Observa-se no Gráfico 3 que a PTF apresentou tendência declinante na segunda metade da década de 1980 e início da década de 1990, fato que pode ser associado às diversas crises econômicas vivenciadas pelo Brasil nesse período. Desde então, a tendência da PTF foi ascendente até 2010, tendo passado sem maiores dificuldades pela crise de 2008-2009. A partir de 2010 a trajetória se reverteu, com declínio do nível da PTF que se prolongou até o quarto trimestre de 2015. Em seguida, a PTF volta a crescer, mas essa trajetória ascendente foi interrompida com a chegada da pandemia, em 2020. A partir de então, a PTF segue em níveis historicamente altos, porém com suave trajetória de queda e seu nível atual é inferior ao do segundo trimestre de 2010, que foi seu auge.

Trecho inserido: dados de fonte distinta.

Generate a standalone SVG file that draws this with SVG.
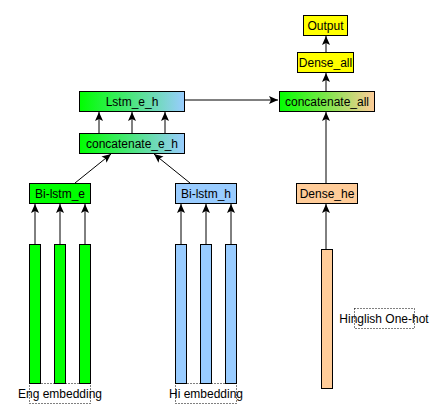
<svg xmlns="http://www.w3.org/2000/svg" width="446" height="418" viewBox="0 0 446 418">
<style>
text{font-family:"Liberation Sans",Arial,sans-serif;font-size:12px;fill:#000;text-anchor:middle}
.b{stroke:#000;stroke-width:1}
.dot{fill:none;stroke:#000;stroke-width:1;stroke-dasharray:1 2}
.c{stroke:#000;stroke-width:1;fill:none;marker-end:url(#ah)}
</style>
<defs>
<linearGradient id="gb" x1="0" x2="1" y1="0" y2="0"><stop offset="0" stop-color="#00ff00"/><stop offset="1" stop-color="#99ccff"/></linearGradient>
<linearGradient id="go" x1="0" x2="1" y1="0" y2="0"><stop offset="0" stop-color="#00ff00"/><stop offset="1" stop-color="#ffcc99"/></linearGradient>
<marker id="ah" markerWidth="10" markerHeight="10" refX="9" refY="5" orient="auto" markerUnits="userSpaceOnUse"><path d="M0,1 L9,5 L0,9 L2,5 Z" fill="#000"/></marker>
</defs>
<g id="connectors">
<line class="c" x1="35" y1="244" x2="35" y2="204"/>
<line class="c" x1="60" y1="244" x2="60" y2="204"/>
<line class="c" x1="85" y1="244" x2="85" y2="204"/>
<line class="c" x1="181" y1="244" x2="181" y2="204"/>
<line class="c" x1="206" y1="244" x2="206" y2="204"/>
<line class="c" x1="231" y1="244" x2="231" y2="204"/>
<line class="c" x1="75" y1="183" x2="111" y2="154"/>
<line class="c" x1="190" y1="183" x2="154" y2="154"/>
<line class="c" x1="99" y1="133" x2="99" y2="112"/>
<line class="c" x1="132" y1="133" x2="132" y2="112"/>
<line class="c" x1="165" y1="133" x2="165" y2="112"/>
<line class="c" x1="185" y1="100" x2="278" y2="100"/>
<line class="c" x1="326" y1="249" x2="326" y2="204"/>
<line class="c" x1="326" y1="183" x2="326" y2="112"/>
<line class="c" x1="326" y1="91" x2="326" y2="73"/>
<line class="c" x1="326" y1="52" x2="326" y2="36"/>
</g>
<g id="eng_embedding">
<rect class="dot" x="29.5" y="383.5" width="61" height="20"/>
<rect class="b" x="29.5" y="244.5" width="11" height="139" fill="#00ff00"/>
<rect class="b" x="54.5" y="244.5" width="11" height="139" fill="#00ff00"/>
<rect class="b" x="79.5" y="244.5" width="11" height="139" fill="#00ff00"/>
<text x="60" y="398">Eng embedding</text>
</g>
<g id="hi_embedding">
<rect class="dot" x="175.5" y="383.5" width="61" height="20"/>
<rect class="b" x="175.5" y="244.5" width="11" height="139" fill="#99ccff"/>
<rect class="b" x="200.5" y="244.5" width="11" height="139" fill="#99ccff"/>
<rect class="b" x="225.5" y="244.5" width="11" height="139" fill="#99ccff"/>
<text x="206" y="398">Hi embedding</text>
</g>
<g id="hinglish_onehot">
<rect class="b" x="321.5" y="249.5" width="11" height="139" fill="#ffcc99"/>
<rect class="dot" x="354.5" y="308.5" width="60" height="20"/>
<text x="384" y="323">Hinglish One-hot</text>
</g>
<g id="bi_lstm_e">
<rect class="b" x="29.5" y="183.5" width="61" height="20" fill="#00ff00"/>
<text x="60" y="198">Bi-lstm_e</text>
</g>
<g id="bi_lstm_h">
<rect class="b" x="175.5" y="183.5" width="61" height="20" fill="#99ccff"/>
<text x="206" y="198">Bi-lstm_h</text>
</g>
<g id="concatenate_e_h">
<rect class="b" x="79.5" y="133.5" width="105" height="20" fill="url(#gb)"/>
<text x="132" y="148">concatenate_e_h</text>
</g>
<g id="lstm_e_h">
<rect class="b" x="79.5" y="91.5" width="105" height="20" fill="url(#gb)"/>
<text x="132" y="106">Lstm_e_h</text>
</g>
<g id="dense_he">
<rect class="b" x="296.5" y="183.5" width="61" height="20" fill="#ffcc99"/>
<text x="327" y="198">Dense_he</text>
</g>
<g id="concatenate_all">
<rect class="b" x="279.5" y="91.5" width="95" height="20" fill="url(#go)"/>
<text x="327" y="106">concatenate_all</text>
</g>
<g id="dense_all">
<rect class="b" x="297.5" y="52.5" width="56" height="20" fill="#ffff00"/>
<text x="325.5" y="67">Dense_all</text>
</g>
<g id="output">
<rect class="b" x="303.5" y="15.5" width="44" height="20" fill="#ffff00"/>
<text x="325.5" y="30">Output</text>
</g>
</svg>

 Fonte: informações primárias do IBGE e elaboração própria

O Gráfico 4 apresenta as informações da evolução das utilizações do capital e do trabalho efetivas em percentual dos seus potenciais. Ao longo dos últimos 40 anos, foi frequente a sobreutilização do capital e a subutilização do fator trabalho. Algumas particularidades merecem ser destacadas: o fator capital foi, na quase totalidade do tempo, sobreutilizado, à exceção dos dois primeiros anos da década de 1990 e do Plano Real, durante a recessão de 2014-16 e no ano de 2020 durante a pandemia. A partir daí, o fator capital volta a ficar sobreutilizado.

O fator trabalho na década de 1980 andou próximo à utilização plena e foi sobreutilizado em alguns anos desse período até o quarto trimestre de 1991; em seguida, foi subutilizado no restante do período até 2013 quando a sua utilização cresce, ficando com plena utilização até o segundo trimestre de 2015; a partir de então volta a ficar subutilizado, com alguns períodos de melhoria graças aos incentivos à manutenção do emprego durante a pandemia.

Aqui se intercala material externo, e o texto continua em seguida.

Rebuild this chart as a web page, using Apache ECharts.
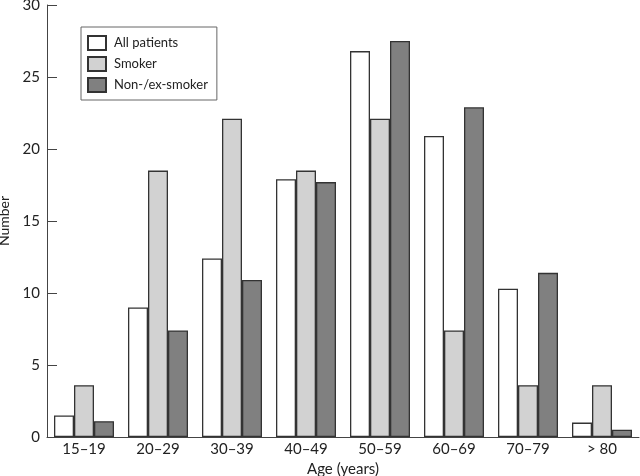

Fonte: informações primárias do IBGE (PIB, FBKF, trabalho), da FGV (NUCI) e elaboração própria.

A produtividade do capital foi declinante durante os anos 80; a partir dos anos 90 cresce até 2009 e declina até 2014, quando volta a subir e cai com a pandemia. A produtividade do trabalho se mantém estagnada durante os anos 80, se reduz até 1992 e cresce até 2014, quando despenca e fica estagnada. 

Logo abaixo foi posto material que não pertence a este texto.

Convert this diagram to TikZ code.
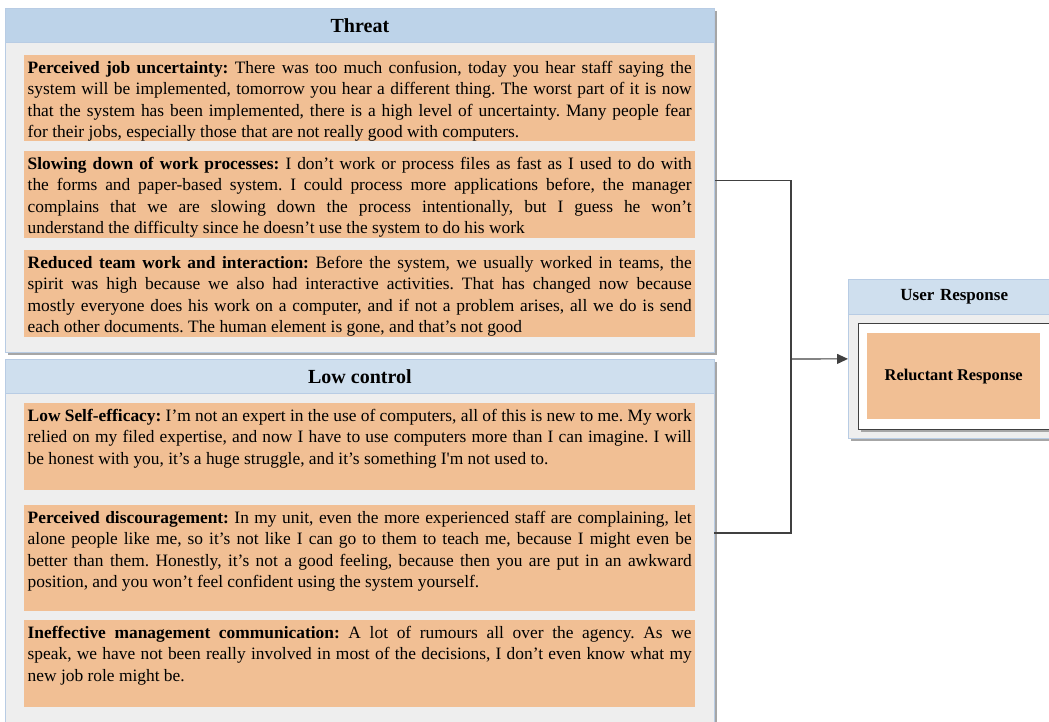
\documentclass[tikz,border=0pt]{standalone}
\usepackage{fontspec}
\setmainfont[Ligatures=TeXOff]{Liberation Serif}
\usetikzlibrary{arrows.meta,shadows}

\definecolor{panelfill}{HTML}{EEEEEE}
\definecolor{panelline}{HTML}{B8CCE4}
\definecolor{headA}{HTML}{BDD3E9}
\definecolor{headB}{HTML}{CFDFEE}
\definecolor{quotefill}{HTML}{F1BF94}
\definecolor{connline}{HTML}{404040}
\definecolor{shadowgray}{HTML}{A6A6A6}

% one justified line and one ragged last line of a quotation
\newcommand\qline[1]{\hbox to 664pt{\strut#1}}
\newcommand\qlast[1]{\hbox{\strut#1}}
\newcommand\qtext[2]{\parbox[t][#1][t]{664pt}{\frenchspacing\fontsize{17.4}{21.5}\selectfont#2}}

\tikzset{
  panel/.style={rectangle, draw=panelline, line width=0.8pt, fill=panelfill,
    anchor=north west, inner sep=0pt,
    drop shadow={shadow xshift=3pt, shadow yshift=-3pt, fill=shadowgray, opacity=1}},
  headbox/.style={rectangle, draw=panelline, line width=0.8pt, anchor=north west,
    inner sep=0pt, font=\fontsize{20}{24}\selectfont\bfseries},
  quotebox/.style={rectangle, fill=quotefill, anchor=north west,
    inner xsep=3.5pt, inner ysep=3pt},
  conn/.style={draw=connline, line width=1.1pt},
}

\begin{document}
\begin{tikzpicture}[x=1pt,y=-1pt]
\useasboundingbox (0,0) rectangle (1049,722);

% ---- Threat panel ----
\node[panel, minimum width=709pt, minimum height=344pt] (threat) at (5,8) {};
\node[headbox, fill=headA, minimum width=709pt, minimum height=34pt] (threathead) at (5,8) {Threat};

\node[quotebox] (q1) at (24,55) {\qtext{80pt}{%
\qline{\textbf{Perceived job uncertainty:} There was too much confusion, today you hear staff saying the}
\qline{system will be implemented, tomorrow you hear a different thing. The worst part of it is now}
\qline{that the system has been implemented, there is a high level of uncertainty. Many people fear}
\qlast{for their jobs, especially those that are not really good with computers.}}};

\node[quotebox] (q2) at (24,151) {\qtext{81pt}{%
\qline{\textbf{Slowing down of work processes:} I don’t work or process files as fast as I used to do with}
\qline{the forms and paper-based system. I could process more applications before, the manager}
\qline{complains that we are slowing down the process intentionally, but I guess he won’t}
\qlast{understand the difficulty since he doesn’t use the system to do his work}}};

\node[quotebox] (q3) at (24,250) {\qtext{81pt}{%
\qline{\textbf{Reduced team work and interaction:} Before the system, we usually worked in teams, the}
\qline{spirit was high because we also had interactive activities. That has changed now because}
\qline{mostly everyone does his work on a computer, and if not a problem arises, all we do is send}
\qlast{each other documents. The human element is gone, and that’s not good}}};

% ---- Low control panel ----
\node[panel, minimum width=709pt, minimum height=380pt] (lowc) at (5,359) {};
\node[headbox, fill=headB, minimum width=709pt, minimum height=34pt] (lowchead) at (5,359) {Low control};

\node[quotebox] (q4) at (24,403) {\qtext{81pt}{%
\qline{\textbf{Low Self-efficacy:} I’m not an expert in the use of computers, all of this is new to me. My work}
\qline{relied on my filed expertise, and now I have to use computers more than I can imagine. I will}
\qlast{be honest with you, it’s a huge struggle, and it’s something I'm not used to.}}};

\node[quotebox] (q5) at (24,505) {\qtext{100pt}{%
\qline{\textbf{Perceived discouragement:} In my unit, even the more experienced staff are complaining, let}
\qline{alone people like me, so it’s not like I can go to them to teach me, because I might even be}
\qline{better than them. Honestly, it’s not a good feeling, because then you are put in an awkward}
\qlast{position, and you won’t feel confident using the system yourself.}}};

\node[quotebox] (q6) at (24,620) {\qtext{81pt}{%
\qline{\textbf{Ineffective management communication:} A lot of rumours all over the agency. As we}
\qline{speak, we have not been really involved in most of the decisions, I don’t even know what my}
\qlast{new job role might be.}}};

% ---- User Response panel ----
\node[panel, minimum width=210pt, minimum height=159pt] (resp) at (848,279) {};
\node[headbox, fill=headB, minimum width=210pt, minimum height=35pt,
  font=\fontsize{17}{20}\selectfont\bfseries, text width=200pt, align=left] (resphead) at (848,279)
  {\hspace*{47pt}User Response};
\node[rectangle, draw=connline, line width=1.2pt, fill=white, anchor=north west,
  minimum width=196pt, minimum height=106pt, inner sep=0pt,
  drop shadow={shadow xshift=2pt, shadow yshift=-2pt, fill=shadowgray, opacity=1}] (respframe) at (858,323) {};
\node[rectangle, fill=quotefill, anchor=north west, minimum width=173pt, minimum height=86pt,
  inner sep=0pt, font=\fontsize{16.4}{20}\selectfont\bfseries] (reluct) at (867,333) {Reluctant Response};

% ---- connectors ----
\coordinate (join) at (791,359);
\coordinate (lowport) at (714,533);
\draw[conn] (threat.east) -| (join);
\draw[conn] (lowport) -| (join);
\draw[conn, -{Stealth[length=11pt,width=10pt,inset=0pt]}] (join) -- (resp.west);
\end{tikzpicture}
\end{document}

[1]  No resultado do segundo trimestre, divulgado anteriormente, fizemos um aprimoramento em nosso método de cálculo do produto potencial, que envolve o tratamento da variável Produtividade Total dos Fatores (PTF). Essa variável não é mais considerada um resíduo da função de produção, após a estimativa do capital e do trabalho utilizados. Doravante, a reconhecemos como a tendência daquela série obtida pelo resíduo, após aplicação de método de filtragem. Isso resulta em uma série com menos ruído e volatilidade.

As opiniões expressas neste artigo são de responsabilidade exclusiva dos autores, não refletindo necessariamente a opinião institucional da FGV.